TORONTO—As an old Chinese saying goes, “Spilled water is hard to retrieve.” This could be the lesson Canada’s China envoy is learning the hard way as he took back his comments made to Chinese media regarding the legal proceedings of Huawei executive Meng Wanzhou, whose arrest in Vancouver at the request of the United States has soured Canada-China relations.
At a Toronto news conference on Jan. 22, John McCallum told the gathering of reporters exclusively from Chinese state-owned media and a select group of Canada-based Chinese-language media that Meng has a strong case to fight U.S. extradition in Canadian courts. He later added that her extradition “would not be a happy outcome.”
The kerfuffle that followed, including the opposition Conservative Party calling for Prime Minister Justin Trudeau to fire the ambassador, resulted in McCallum issuing a statement on Jan. 25 expressing regrets for his comments and noting that his remarks “do not accurately represent my position on this issue.”
At the news conference, before taking questions, McCallum had delivered opening remarks in which he listed potential legal arguments that Meng could use.
The manner in which he spoke doesn’t give the impression that it was just a slip of the tongue, said Shuvaloy Majumdar, a Munk senior fellow at the Macdonald-Laurier Institute. Majumdar is also a former senior policy director who served under successive Canadian foreign ministers.
“It was pre-planned. It was organized for Chinese-language speaking media, excluding major Canadian press,” Majumdar said.
“He provided a detailed assessment around how Ms. Meng has so-called grounds for an appeal, which presumably took a lot of analysis, and left the room knowing exactly what he was doing in a very controlled way.”
Perhaps only McCallum can explain the reason for his peculiar news conference. So far he hasn’t responded to Epoch Times’ requests for comments. Majumdar calls it “stunning” that McCallum would throw an ally, the United States, “under the bus to provide Communist Party talking points.”

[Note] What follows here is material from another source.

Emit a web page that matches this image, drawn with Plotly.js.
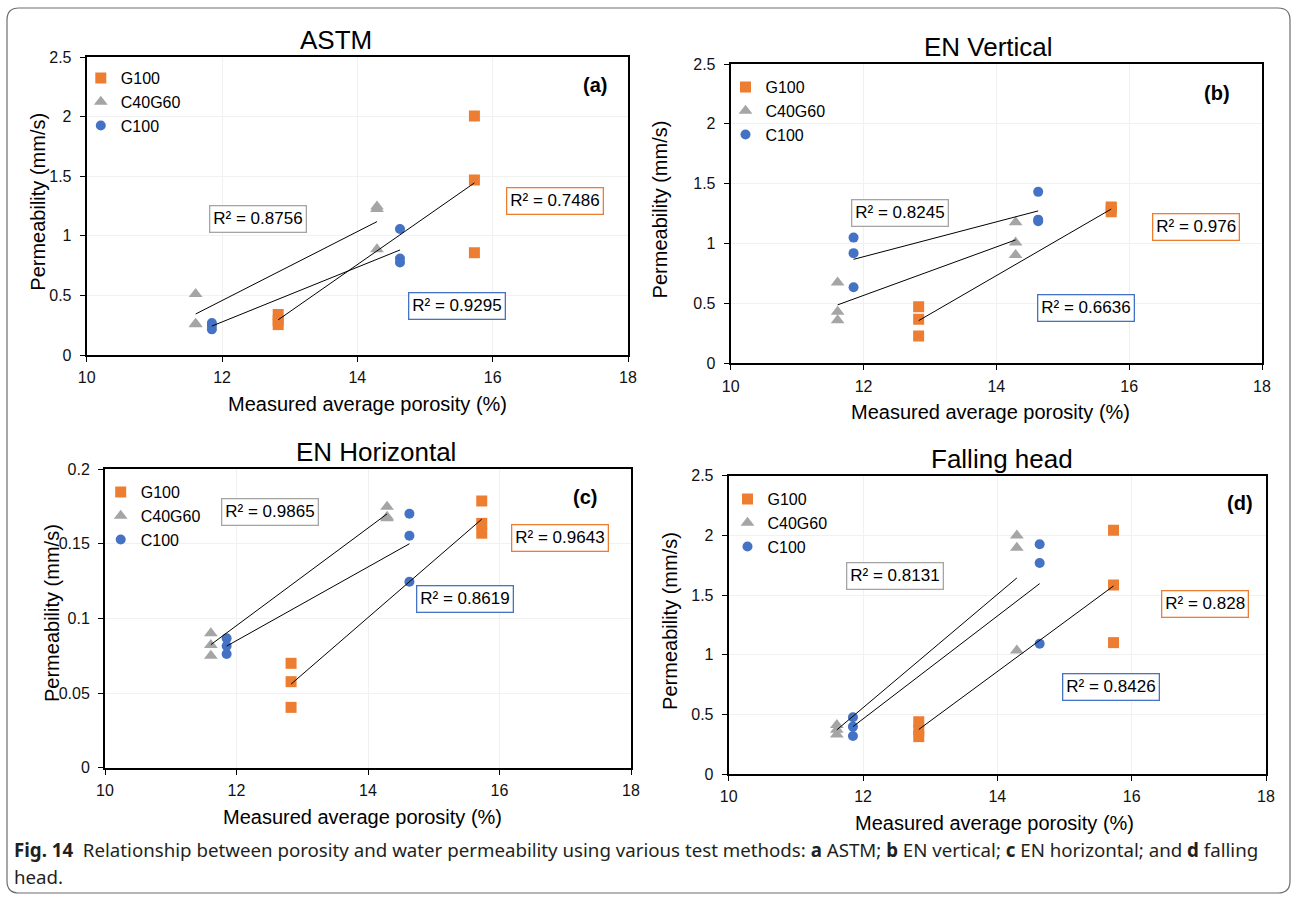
<!DOCTYPE html>
<html>
<head>
<meta charset="utf-8">
<script src="https://cdn.plot.ly/plotly-3.0.1.min.js"></script>
<style>
html,body{margin:0;padding:0;background:#ffffff;}
#chart{width:1293px;height:904px;}
</style>
</head>
<body>
<div id="chart"></div>
<script>
// ---------------- DATA ----------------
const mixNames = ['G100', 'C40G60', 'C100'];
const panelTitles = ['ASTM', 'EN Vertical', 'EN Horizontal', 'Falling head'];
const panelLetters = ['(a)', '(b)', '(c)', '(d)'];
const xTitle = 'Measured average porosity (%)';
const yTitle = 'Permeability (mm/s)';

// measured average porosity (%) of each specimen (3 replicates x 2 levels)
const porosityG100   = [12.83, 12.83, 12.83, 15.73, 15.73, 15.73];
const porosityC40G60 = [11.61, 11.61, 11.61, 14.29, 14.29, 14.29];
const porosityC100   = [11.85, 11.85, 11.85, 14.63, 14.63, 14.63];

// (a) ASTM permeability (mm/s)
const astmG100   = [0.340, 0.290, 0.255, 2.005, 1.468, 0.858];
const astmC40G60 = [0.512, 0.262, 0.258, 1.245, 1.225, 0.887];
const astmC100   = [0.268, 0.245, 0.215, 1.057, 0.810, 0.776];
const astmR2     = ['R² = 0.7486', 'R² = 0.8756', 'R² = 0.9295'];   // G100, C40G60, C100

// (b) EN vertical permeability (mm/s)
const envG100    = [0.473, 0.368, 0.228, 1.305, 1.295, 1.265];
const envC40G60  = [0.674, 0.430, 0.360, 1.179, 1.008, 0.905];
const envC100    = [1.050, 0.920, 0.635, 1.432, 1.200, 1.187];
const envR2      = ['R² = 0.976', 'R² = 0.8245', 'R² = 0.6636'];

// (c) EN horizontal permeability (mm/s)
const enhG100    = [0.0699, 0.0576, 0.0404, 0.1786, 0.1636, 0.1570];
const enhC40G60  = [0.0900, 0.0822, 0.0750, 0.1748, 0.1680, 0.1670];
const enhC100    = [0.0866, 0.0815, 0.0761, 0.1700, 0.1553, 0.1245];
const enhR2      = ['R² = 0.9643', 'R² = 0.9865', 'R² = 0.8619'];

// (d) Falling head permeability (mm/s)
const fhG100     = [0.438, 0.369, 0.313, 2.043, 1.584, 1.101];
const fhC40G60   = [0.410, 0.370, 0.330, 1.998, 1.897, 1.034];
const fhC100     = [0.475, 0.397, 0.318, 1.925, 1.769, 1.092];
const fhR2       = ['R² = 0.828', 'R² = 0.8131', 'R² = 0.8426'];

const xRange = [10, 18];
const yRanges = [[0, 2.5], [0, 2.5], [0, 0.2], [0, 2.5]];
const yDticks = [0.5, 0.5, 0.05, 0.5];

const caption1 = '<b>Fig. 14</b>\u00A0\u00A0Relationship between porosity and water permeability using various test methods: <b>a</b> ASTM; <b>b</b> EN vertical; <b>c</b> EN horizontal; and <b>d</b> falling';
const caption2 = 'head.';

// ---------------- STYLE / GEOMETRY ----------------
const W = 1293, H = 904;
const PX = v => v / W;
const PY = v => 1 - v / H;
const FONT = 'Liberation Sans, Arial, sans-serif';
const CAPFONT = 'Noto Sans, Open Sans, sans-serif';
const colors  = ['#ED7D31', '#A5A5A5', '#4472C4'];
const symbols = ['square', 'triangle-up', 'circle'];
const msizes  = [11, 12, 10];

// plot areas in pixels: left, right, top, bottom
const boxes = [
  {l: 86.7, r: 628, t: 57, b: 355},
  {l: 730.7, r: 1262, t: 64, b: 363.3},
  {l: 105, r: 631, t: 469, b: 767.7},
  {l: 728.7, r: 1266, t: 475.7, b: 774}
];
const titlePos  = [[336, 39.6], [988, 46.5], [375.8, 451.7], [1001.7, 458.5]];
const letterPos = [[595, 85.5], [1216.8, 93.3], [584.6, 496.7], [1239.8, 503.3]];
const xTitlePos = [[367.3, 404.3], [990.7, 411.7], [362.8, 816.7], [994, 823.3]];
const yTitlePos = [[37.7, 202], [660.4, 209], [52.7, 613.3], [669.2, 620.7]];
// R² box centers: G100 (orange), C40G60 (gray), C100 (blue)
const r2Pos = [
  [[554.5, 200.8], [258.3, 219.3], [457, 305.5]],
  [[1196, 227.5], [900, 213], [1085.9, 307.8]],
  [[559.5, 537.5], [269.7, 511.7], [464.6, 599.2]],
  [[1204.8, 603.8], [895.3, 575.7], [1110.9, 687]]
];
const legendPos = [[107.8, 75], [752.5, 84], [127.7, 489], [754.5, 496]];

const porosity = [porosityG100, porosityC40G60, porosityC100];
const panelData = [
  [astmG100, astmC40G60, astmC100],
  [envG100, envC40G60, envC100],
  [enhG100, enhC40G60, enhC100],
  [fhG100, fhC40G60, fhC100]
];
const panelR2 = [astmR2, envR2, enhR2, fhR2];

function fitLine(xs, ys) {
  const n = xs.length;
  const mx = xs.reduce((a, b) => a + b, 0) / n;
  const my = ys.reduce((a, b) => a + b, 0) / n;
  let sxy = 0, sxx = 0;
  for (let i = 0; i < n; i++) { sxy += (xs[i] - mx) * (ys[i] - my); sxx += (xs[i] - mx) ** 2; }
  const k = sxy / sxx, c = my - k * mx;
  const x0 = Math.min(...xs), x1 = Math.max(...xs);
  return {x: [x0, x1], y: [c + k * x0, c + k * x1]};
}

const traces = [];
const layout = {
  width: W, height: H,
  margin: {l: 0, r: 0, t: 0, b: 0},
  paper_bgcolor: '#ffffff', plot_bgcolor: '#ffffff',
  font: {family: FONT, color: '#000'},
  annotations: [], shapes: []
};

panelData.forEach((series, p) => {
  const sfx = p === 0 ? '' : String(p + 1);
  const legName = 'legend' + sfx;
  const bx = boxes[p];
  // markers
  series.forEach((ys, m) => {
    traces.push({
      type: 'scatter', mode: 'markers', name: mixNames[m],
      x: porosity[m], y: ys, xaxis: 'x' + sfx, yaxis: 'y' + sfx,
      legend: legName, showlegend: true, hoverinfo: 'skip',
      marker: {symbol: symbols[m], color: colors[m], size: msizes[m], line: {width: 0}}
    });
  });
  // linear trendlines
  series.forEach((ys, m) => {
    const f = fitLine(porosity[m], ys);
    traces.push({
      type: 'scatter', mode: 'lines', name: mixNames[m] + ' trend',
      x: f.x, y: f.y, xaxis: 'x' + sfx, yaxis: 'y' + sfx,
      showlegend: false, hoverinfo: 'skip',
      line: {color: '#000', width: 1}
    });
  });

  layout['xaxis' + sfx] = {
    domain: [PX(bx.l), PX(bx.r)], anchor: 'y' + sfx,
    range: xRange, dtick: 2, tick0: 10,
    showline: true, mirror: true, linecolor: '#000', linewidth: 2,
    ticks: 'outside', ticklen: 5, tickcolor: '#000', tickwidth: 1,
    tickfont: {family: FONT, size: 16, color: '#111'}, ticklabelstandoff: 2,
    showgrid: true, gridcolor: '#f1f1f1', gridwidth: 1, zeroline: false, fixedrange: true
  };
  layout['yaxis' + sfx] = {
    domain: [PY(bx.b), PY(bx.t)], anchor: 'x' + sfx,
    range: yRanges[p], dtick: yDticks[p], tick0: 0,
    showline: true, mirror: true, linecolor: '#000', linewidth: 2,
    ticks: 'outside', ticklen: 5, tickcolor: '#000', tickwidth: 1,
    tickfont: {family: FONT, size: 16, color: '#111'}, ticklabelstandoff: 5,
    showgrid: true, gridcolor: '#f1f1f1', gridwidth: 1, zeroline: false, fixedrange: true
  };

  layout[legName] = {
    x: PX(legendPos[p][0] - 27), y: PY(legendPos[p][1] - 14),
    xanchor: 'left', yanchor: 'top', xref: 'paper', yref: 'paper',
    bgcolor: 'rgba(0,0,0,0)', borderwidth: 0,
    font: {family: FONT, size: 16, color: '#000'}, itemclick: false
  };

  const A = layout.annotations;
  A.push({xref: 'paper', yref: 'paper', x: PX(titlePos[p][0]), y: PY(titlePos[p][1]),
    xanchor: 'center', yanchor: 'middle', showarrow: false, text: panelTitles[p],
    font: {family: FONT, size: 26, color: '#000'}});
  A.push({xref: 'paper', yref: 'paper', x: PX(letterPos[p][0]), y: PY(letterPos[p][1]),
    xanchor: 'center', yanchor: 'middle', showarrow: false, text: '<b>' + panelLetters[p] + '</b>',
    font: {family: FONT, size: 20, color: '#000'}});
  A.push({xref: 'paper', yref: 'paper', x: PX(xTitlePos[p][0]), y: PY(xTitlePos[p][1]),
    xanchor: 'center', yanchor: 'middle', showarrow: false, text: xTitle,
    font: {family: FONT, size: 20, color: '#000'}});
  A.push({xref: 'paper', yref: 'paper', x: PX(yTitlePos[p][0]), y: PY(yTitlePos[p][1]),
    xanchor: 'center', yanchor: 'middle', showarrow: false, text: yTitle, textangle: -90,
    font: {family: FONT, size: 20, color: '#000'}});
  panelR2[p].forEach((txt, m) => {
    A.push({xref: 'paper', yref: 'paper', x: PX(r2Pos[p][m][0]), y: PY(r2Pos[p][m][1]),
      xanchor: 'center', yanchor: 'middle', showarrow: false, text: txt,
      font: {family: FONT, size: 17, color: '#000'},
      bgcolor: '#ffffff', bordercolor: colors[m], borderwidth: 1.3, borderpad: 3});
  });
});

// caption
layout.annotations.push({xref: 'paper', yref: 'paper', x: PX(12), y: PY(849),
  xanchor: 'left', yanchor: 'middle', showarrow: false, text: caption1, align: 'left',
  font: {family: CAPFONT, size: 18.7, color: '#231f20'}});
layout.annotations.push({xref: 'paper', yref: 'paper', x: PX(12), y: PY(876),
  xanchor: 'left', yanchor: 'middle', showarrow: false, text: caption2, align: 'left',
  font: {family: CAPFONT, size: 18.7, color: '#231f20'}});

// outer rounded frame
(function () {
  const L = 7, T = 8, R = 1290, B = 893, r = 12;
  const X = v => PX(v).toFixed(5), Y = v => PY(v).toFixed(5);
  const path = `M ${X(L + r)},${Y(T)} L ${X(R - r)},${Y(T)} Q ${X(R)},${Y(T)} ${X(R)},${Y(T + r)} ` +
    `L ${X(R)},${Y(B - r)} Q ${X(R)},${Y(B)} ${X(R - r)},${Y(B)} L ${X(L + r)},${Y(B)} ` +
    `Q ${X(L)},${Y(B)} ${X(L)},${Y(B - r)} L ${X(L)},${Y(T + r)} Q ${X(L)},${Y(T)} ${X(L + r)},${Y(T)} Z`;
  layout.shapes.push({type: 'path', xref: 'paper', yref: 'paper', path: path,
    line: {color: '#6d6d6d', width: 1.2}, layer: 'below'});
})();

Plotly.newPlot('chart', traces, layout, {staticPlot: true, displayModeBar: false});
</script>
</body>
</html>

China’s foreign ministry responded by saying it has “noted” McCallum’s comments and reiterating demands that Meng be released.
Reference News, a Chinese state-owned media and the largest-circulation daily newspaper in China, said in a headline that the Canadian ambassador to China has “changed sides.”
Sponsored Travels
As a member of Parliament prior to becoming ambassador, McCallum was one of the heaviest users of sponsored travels to China, accepting over $73,000 in trips sponsored by China or pro-Beijing groups between 2008 to 2015.Scott Gilmore, a former Canadian diplomat and columnist for Maclean’s, wrote in a recent op-ed in the publication that “if any of the other Canadian diplomats in our embassy had accepted those trips, we would consider them compromised, and they would be fired.”
McCallum opined last year that in some important policy areas, Canada has more in common with China than the United States under President Donald Trump.
He also said the tension between China and the United States is good for Canada. “In a sense, it’s a good thing for me as an ambassador and for Canada with China because, because of these big differences. It gives us opportunities in China,” The Globe and Mail quoted him as saying.
As a Liberal MP and later cabinet minister, McCallum was also a regular guest at the Chinese Consulate in Toronto.
Majumdar says he is not opposed to parliamentarians taking sponsored trips to become more educated, but he cautions that there are growing concerns over foreign influence campaigns targeting Canadian politicians.
“The accountability for McCallum also comes back to roost because of his surprisingly pro-Communist Party positions,” Majumdar said. “The tenure of them over the course of time raises great questions about his actual independence. Because he’s taken so much hospitality from the Chinese, it has directly resulted in very positive statements from him and from his government towards the Communist Party and the Chinese government.”